This provision is consistent with other mobile source ABT programs. The
certificates of both parties issued for locomotives and locomotive
engines involved in the violating trading transaction could be voided
ab initio (i.e., back to date of issue) if the engine family or
families exceed emission standards as a result of a credit shortfall.
    The integrity of the proposed locomotive averaging, banking and
trading program depends on accurate recordkeeping and reporting by
manufacturers and remanufacturers, and effective tracking and auditing
by EPA. Failure of a manufacturer or remanufacturer to maintain the
required records would result in the certificates for the affected
engine family or families being voided retroactively. Violations of
reporting requirements could result in a manufacturer or remanufacturer
being subject to civil penalties as authorized by sections 213 and 205
of the Clean Air Act.
    EPA requests comment on all aspects of the proposed averaging,
banking and trading program. Specific comment is requested as to
whether the program should be limited to just NOx and PM, as
proposed, or whether the other regulated pollutants should be included.
Also, the Agency requests comment on the various restrictions
(averaging sets, etc.) proposed for this program.

C. Compliance Assurance

    Section 213(d) of the Clean Air Act, which applies to EPA's
proposed emissions standards for locomotives, provides that such
standards ``shall be enforced in the same manner as standards
prescribed under section (202)'' of the Act (applicable to new motor
vehicles and new motor vehicle engines). This provision also grants EPA
discretion to revise the regulations implementing certification, in-use
testing and recall if appropriate for locomotives and other nonroad
vehicles and engines. EPA uses several mechanisms to enforce its motor
vehicle emissions standards, including certification, production line
testing, in-use testing and recall. This section covers the various
aspects of these proposed compliance programs for locomotives. A
discussion of the proposed definition of locomotive engine family is
presented first, followed by discussions of the three main compliance
programs (certification, production line testing and in-use testing).

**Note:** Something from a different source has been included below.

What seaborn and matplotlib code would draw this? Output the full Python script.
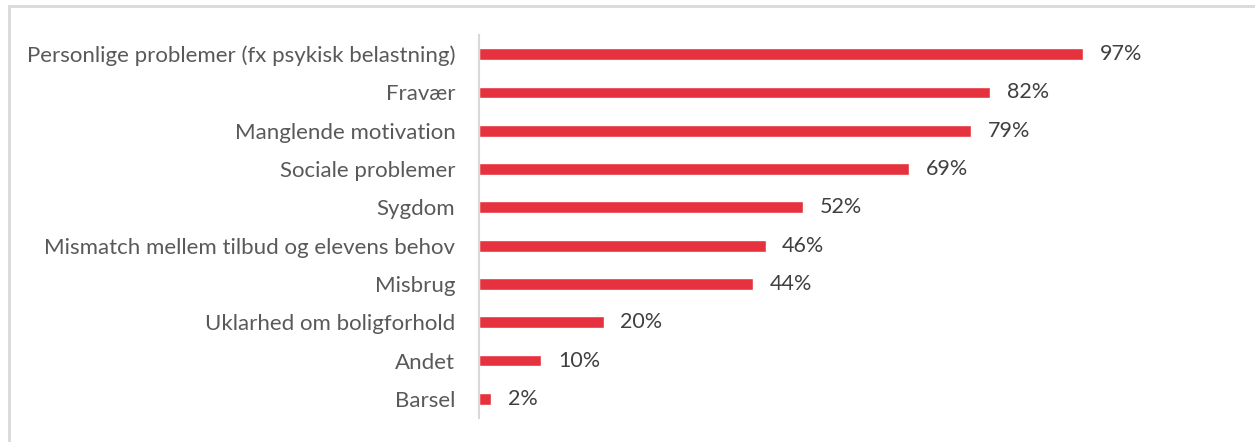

C.1. Engine Family Definition

    EPA defines engine family for all other mobile sources as a group
of engines expected to have similar emissions characteristics
throughout their useful lives. The engine family concept facilitates
more efficient certification of engines or vehicles by allowing those
with similar emissions characteristics to be grouped together, thus
reducing testing costs. In defining engine family for locomotives and
locomotive engines, the Agency sought to balance the economic advantage
of a broad definition that would minimize testing and certification
costs, and the environmental advantage of a narrow definition that
would better assure that the testing of an engine family would
accurately represent all engines in that family. The Agency is
proposing to define engine family for locomotives using many of the
same parameters which are currently used to define on-highway and
nonroad engine families. These parameters include aspects of both the
physical design of the engine (e.g., combustion chamber configuration,
cylinder bore and stroke) as well as operating characteristics (e.g.,
fuel injection pressure and rate, turbocharger and inlet air cooling
characteristics). A complete list of the parameters is included in
section 92.010 of the proposed regulations.
    While the proposed locomotive engine family definition uses many of

[[Page 6382]]

the same parameters as engine family definitions adopted by EPA for
other classes of mobile sources, the engine family definition proposed
here for locomotives is somewhat more narrowly defined, especially for
Tier I and Tier II. Characteristics such as fuel injection pressures
and turbocharger and aftercooler performance are included in this
definition.
    EPA does not believe that the above outlined approach to defining
engine family will result in an excessive number of engine families.
For Tier I and Tier II the Agency expects that a manufacturer may only
have a single engine family in a given model year. However, the Agency
is requesting comment on whether it should allow for the combining of
small Tier 0 engine families into a single engine family in order to
reduce the testing burden imposed by the Tier 0 standards. Comments
should address the size of the engine families which can participate,
as well as the justification for allowing them to be classified as a
single engine family and recommended criteria for separating families.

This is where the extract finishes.